The availability of any pension income and its coverage (only for the pensioner or extension to family in the event of death of pensioner) will determine the corpus requirement.


Besides the corpus of debt assets to cover regular expenses, there should also be some growth assets like shares, to protect the family from inflation during the retirement years.


Determining how much corpus you require to lead the lifestyle you want after retirement involves considering various factors. Here are some easy questions to help you ascertain the required corpus.

Wealth Cycle
.pdf
Download PDF • 109KB

Wealth Cycle

This is an alternate approach to profile the individual wrt to investment. The stages in the Wealth Cycle are:


Accumulation

This is the stage when the individual gets to build his wealth. It covers the earning years of the individual i.e. the phases of the life cycle from Young Unmarried to Pre-Retirement.


Transition

Transition is a phase when financial goals are in the horizon. E.g. house to be purchased, children’s higher education / marriage approaching etc. Given the impending requirement of funds, individuals tend to increase the proportion of their portfolio in liquid assets viz. money in bank, liquid schemes etc.


Inter-Generational Transfer

During this phase, the individual starts thinking about orderly transfer of wealth to the next generation, in the event of death. The individual should understand various inheritance and tax issues, preparing Will and validating various documents and structures related to assets and liabilities of the oneself.

It is never too early to plan for all this. Given the consequences of stress faced by most individuals , it should ideally not be postponed beyond the age of 50.


Reaping / Distribution

This is the stage when the individual needs regular money. Hence, people in this stage need to have higher allocation to income generating assets. It is the parallel of retirement phase in the Life Cycle.


Sudden Wealth

Winning lotteries, unexpected inheritance of wealth, unusually high capital gains earned – all these are occasions of sudden wealth, that need to be celebrated.

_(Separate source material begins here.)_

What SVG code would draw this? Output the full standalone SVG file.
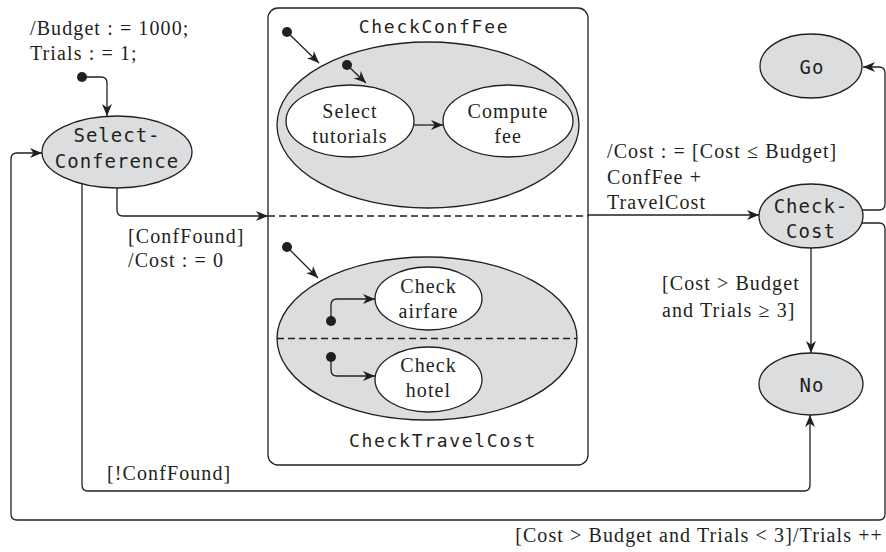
<svg xmlns="http://www.w3.org/2000/svg" width="886" height="552" viewBox="0 0 886 552">
  <defs>
    <style>
      .state { fill: #dcdddf; stroke: #231f20; stroke-width: 1.3; }
      .sub { fill: #ffffff; stroke: #231f20; stroke-width: 1.3; }
      .frame { fill: #ffffff; stroke: #231f20; stroke-width: 1.3; }
      .line { fill: none; stroke: #231f20; stroke-width: 1.3; }
      .dash { fill: none; stroke: #231f20; stroke-width: 1.3; stroke-dasharray: 7 4; }
      .dot { fill: #231f20; }
      .mono { font-family: "DejaVu Sans Mono", "Liberation Mono", monospace; font-size: 19px; letter-spacing: 1px; fill: #231f20; text-anchor: middle; }
      .title { font-family: "DejaVu Sans Mono", "Liberation Mono", monospace; font-size: 18px; letter-spacing: 1.7px; fill: #231f20; text-anchor: middle; }
      .serif { font-family: "Liberation Serif", "Times New Roman", serif; font-size: 20px; letter-spacing: 1.1px; fill: #231f20; }
      .mid { text-anchor: middle; }
    </style>
    <marker id="arrow" viewBox="0 0 12 10" refX="12" refY="5" markerWidth="12" markerHeight="10" markerUnits="userSpaceOnUse" orient="auto">
      <path d="M0,0 L12,5 L0,10 L3.5,5 Z" fill="#231f20"/>
    </marker>
  </defs>

  <!-- composite state frame holding the two concurrent regions -->
  <g id="parallel-frame">
    <rect class="frame" x="268" y="8" width="320" height="457" rx="10" ry="10"/>
  </g>

  <g id="SelectConference">
    <ellipse class="state" cx="117" cy="152" rx="75" ry="36"/>
    <text class="mono" x="117" y="142">Select-</text>
    <text class="mono" x="117" y="168">Conference</text>
  </g>

  <g id="CheckConfFee">
    <text class="title" x="434" y="33">CheckConfFee</text>
    <ellipse class="state" cx="428" cy="125" rx="151" ry="83"/>
    <g id="SelectTutorials">
      <ellipse class="sub" cx="350" cy="121" rx="64" ry="36"/>
      <text class="serif mid" x="350" y="118">Select</text>
      <text class="serif mid" x="350" y="143">tutorials</text>
    </g>
    <g id="ComputeFee">
      <ellipse class="sub" cx="508" cy="121" rx="65" ry="36"/>
      <text class="serif mid" x="508" y="118">Compute</text>
      <text class="serif mid" x="508" y="143">fee</text>
    </g>
  </g>

  <g id="CheckTravelCost">
    <ellipse class="state" cx="427" cy="338.5" rx="150" ry="81.5"/>
    <line class="dash" x1="277" y1="338.5" x2="577" y2="338.5"/>
    <g id="CheckAirfare">
      <ellipse class="sub" cx="428.5" cy="298.5" rx="53.5" ry="31.5"/>
      <text class="serif mid" x="428.5" y="293">Check</text>
      <text class="serif mid" x="428.5" y="318">airfare</text>
    </g>
    <g id="CheckHotel">
      <ellipse class="sub" cx="428.5" cy="379.5" rx="53.5" ry="32.5"/>
      <text class="serif mid" x="428.5" y="372">Check</text>
      <text class="serif mid" x="428.5" y="397">hotel</text>
    </g>
    <text class="title" x="443" y="447">CheckTravelCost</text>
  </g>

  <g id="Go">
    <ellipse class="state" cx="811" cy="66" rx="51" ry="32"/>
    <text class="mono" x="812" y="74">Go</text>
  </g>

  <g id="CheckCost">
    <ellipse class="state" cx="811" cy="216" rx="52" ry="32"/>
    <text class="mono" x="811" y="213">Check-</text>
    <text class="mono" x="811" y="238">Cost</text>
  </g>

  <g id="No">
    <ellipse class="state" cx="811" cy="384" rx="52" ry="31"/>
    <text class="mono" x="812" y="392">No</text>
  </g>

  <g id="connectors">
    <!-- initial pseudo-states -->
    <circle class="dot" cx="82" cy="77" r="5"/>
    <circle class="dot" cx="287" cy="32" r="5"/>
    <circle class="dot" cx="347" cy="65" r="5"/>
    <circle class="dot" cx="287" cy="247" r="5"/>
    <circle class="dot" cx="331" cy="321" r="5"/>
    <circle class="dot" cx="331" cy="357" r="5"/>

    <path class="line" d="M82,77 H101 Q107,77 107,83 V116" marker-end="url(#arrow)"/>
    <path class="line" d="M287,32 L319,63" marker-end="url(#arrow)"/>
    <path class="line" d="M347,65 L366,83" marker-end="url(#arrow)"/>
    <path class="line" d="M414,125 H443" marker-end="url(#arrow)"/>
    <path class="line" d="M287,247 L318,278" marker-end="url(#arrow)"/>
    <path class="line" d="M331,321 V305 Q331,299 337,299 H375" marker-end="url(#arrow)"/>
    <path class="line" d="M331,357 V370 Q331,376 337,376 H375" marker-end="url(#arrow)"/>

    <!-- fork into the concurrent regions, join out to CheckCost -->
    <path class="line" d="M117,188 V210 Q117,216 123,216 H268" marker-end="url(#arrow)"/>
    <line class="dash" x1="268" y1="216" x2="588" y2="216"/>
    <path class="line" d="M588,215 H759" marker-end="url(#arrow)"/>

    <!-- CheckCost outcomes -->
    <path class="line" d="M811,248 V353" marker-end="url(#arrow)"/>
    <path class="line" d="M862,210 H879 Q885,210 885,204 V73 Q885,67 879,67 H863" marker-end="url(#arrow)"/>
    <path class="line" d="M862,223 H879 Q885,223 885,229 V514 Q885,520 879,520 H17 Q11,520 11,514 V159 Q11,153 17,153 H42" marker-end="url(#arrow)"/>

    <!-- no conference found -->
    <path class="line" d="M82,183 V485 Q82,491 88,491 H804 Q810,491 810,485 V415" marker-end="url(#arrow)"/>
  </g>

  <g id="labels">
    <text class="serif" x="30" y="35">/Budget : = 1000;</text>
    <text class="serif" x="30" y="60">Trials : = 1;</text>
    <text class="serif" x="128" y="243">[ConfFound]</text>
    <text class="serif" x="128" y="267">/Cost : = 0</text>
    <text class="serif" x="607" y="158">/Cost : = [Cost ≤ Budget]</text>
    <text class="serif" x="607" y="184">ConfFee +</text>
    <text class="serif" x="607" y="209">TravelCost</text>
    <text class="serif" x="662" y="290">[Cost &gt; Budget</text>
    <text class="serif" x="662" y="317">and Trials ≥ 3]</text>
    <text class="serif" x="107" y="480">[!ConfFound]</text>
    <text class="serif" x="883" y="542" text-anchor="end">[Cost &gt; Budget and Trials &lt; 3]/Trials ++</text>
  </g>
</svg>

However, given the human nature of frittering away such sudden wealth, individual s should channelize the wealth into investments, for the long term benefit.

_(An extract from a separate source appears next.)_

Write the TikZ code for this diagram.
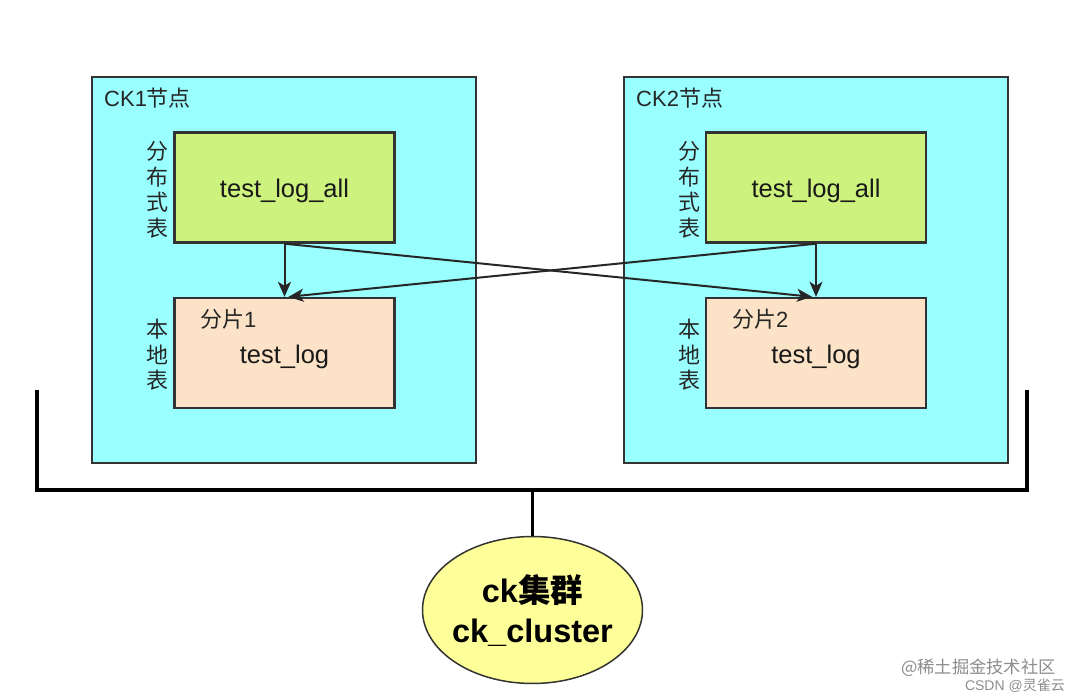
\documentclass[tikz,border=0pt]{standalone}
\usepackage{fontspec}
\setmainfont{Liberation Sans}
\newfontfamily\cjk{Noto Sans CJK SC}
\usetikzlibrary{shapes.geometric,arrows.meta}
\definecolor{nodecyan}{HTML}{99FFFF}
\definecolor{distgreen}{HTML}{CDF27E}
\definecolor{localpeach}{HTML}{FCE2C6}
\definecolor{clusteryellow}{HTML}{FFFF99}
\definecolor{edgegray}{HTML}{333333}
\tikzset{
  ckbox/.style={draw=edgegray, line width=2pt, fill=nodecyan, minimum width=384pt, minimum height=386pt, inner sep=0pt},
  distbox/.style={draw=edgegray, line width=2.4pt, fill=distgreen, minimum width=220pt, minimum height=110pt, inner sep=0pt},
  localbox/.style={draw=edgegray, line width=2.4pt, fill=localpeach, minimum width=220pt, minimum height=110pt, inner sep=0pt},
  bigtxt/.style={inner sep=0pt, font=\fontsize{25.5}{30}\selectfont, text=black!90},
  vlabel/.style={align=center, inner sep=0pt, font=\fontsize{22}{25.5}\selectfont\cjk, text=black!85},
  arr/.style={-{Stealth[length=15pt,width=13pt,inset=4pt]}, line width=2pt, draw=black!85},
  busline/.style={line width=3.2pt, draw=black},
  smalltxt/.style={inner sep=0pt, anchor=base west, font=\fontsize{22}{26}\selectfont, text=black!85},
}
\begin{document}
\begin{tikzpicture}[x=1pt,y=-1pt]
\useasboundingbox (0,0) rectangle (1080,700);
% node boxes
\node[ckbox] (ck1) at (284,270) {};
\node[ckbox] (ck2) at (815.5,270) {};
\node[smalltxt] (ck1t) at (104,107) {CK1{\cjk 节点}};
\node[smalltxt] (ck2t) at (636,107) {CK2{\cjk 节点}};
% tables
\node[distbox] (gl) at (284.5,187.5) {};
\node[distbox] (gr) at (816,187.5) {};
\node[bigtxt] (glt) at (284.5,190.5) {test\_log\_all};
\node[bigtxt] (grt) at (816,190.5) {test\_log\_all};
\node[localbox] (pl) at (284.5,353) {};
\node[localbox] (pr) at (816,353) {};
\node[bigtxt] (plt) at (284.5,357) {test\_log};
\node[bigtxt] (prt) at (816,357) {test\_log};
\node[smalltxt] (pl1) at (200,328) {{\cjk 分片}1};
\node[smalltxt] (pr1) at (732,328) {{\cjk 分片}2};
% vertical labels
\node[vlabel] (vl1) at (157,190) {分\\布\\式\\表};
\node[vlabel] (vl2) at (689,190) {分\\布\\式\\表};
\node[vlabel] (vl3) at (157,355) {本\\地\\表};
\node[vlabel] (vl4) at (689,355) {本\\地\\表};
% arrows
\draw[arr] (gl.south) -- (pl.north);
\draw[arr] (gr.south) -- (pr.north);
\draw[arr] (gl.south) -- ([xshift=-4pt]pr.north);
\draw[arr] (gr.south) -- ([xshift=4pt]pl.north);
% cluster
\node[ellipse, draw=edgegray, line width=1.5pt, fill=clusteryellow, minimum width=220pt, minimum height=147pt, inner sep=0pt] (ell) at (532.5,610) {};
\node[align=center, inner sep=0pt, font=\fontsize{32.5}{40}\selectfont\bfseries] (ellt) at (532.5,610) {ck{\cjk\bfseries 集群}\\ck\_cluster};
\coordinate (lt) at (37,390);
\coordinate (lb) at (37,490);
\coordinate (rt) at (1027,390);
\coordinate (rb) at (1027,490);
\coordinate (bus) at (532.5,490);
\draw[busline] (lt) -- (lb) -- (rb) -- (rt);
\draw[busline] (bus) -- (ell.north);
% watermark
\node[inner sep=0pt, anchor=base east, font=\fontsize{17.3}{20}\selectfont\cjk, text=black!45] (wm1) at (1056,673) {@稀土掘金技术社区};
\node[inner sep=0pt, anchor=base east, font=\fontsize{14}{18}\selectfont, text=black!45] (wm2) at (1065,690) {CSDN @{\cjk 灵雀云}};
\end{tikzpicture}
\end{document}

In such situations, it is advisable to initially block the money by investing in a liquid scheme. An STP from the liquid schemes into equity schemes will help the long term wealth creation process, if advisable, considering the unique situation of the investor. Even if there is a need to invest in equity for the purpose of wealth creation, a large lump sum investment may be avoided.


Financial Planning Tools

The financial plan preparation becomes simpler with the aid of financial planning tools. These help not only in estimating the cash flow requirements and preparing the financial plan, but also ongoing monitoring of the portfolio.

A few mutual funds and securities companies provide limited financial planning tools in their websites.


Checklist of Learning Points

Financial planning is a planned and systematic approach to provide for the financial goals that will help people realise their aspirations, and feel happy.


The objective of financial planning is to ensure that the right amount of money is available at the right time to meet the various financial goals of the investor.


An objective of financial planning is also to let the investor know in advance, if some financial goal is not likely to be fulfilled.


A “goal-oriented financial plan” is a financial plan for a specific goal. An alternate approach is a “comprehensive financial plan” where all the financial goals of a person are taken together.


Understanding the life cycle and wealth cycle is fundamental to effective financial planning. By recognizing the unique challenges and opportunities presented at different stages of life, you can make informed decisions that pave the way for financial security and prosperity. Utilizing accessible financial tools empowers you to manage your finances, build wealth, and plan for a brighter future. Remember, the key to success lies in continuous learning, adapting to changing circumstances, and seeking professional advice when needed.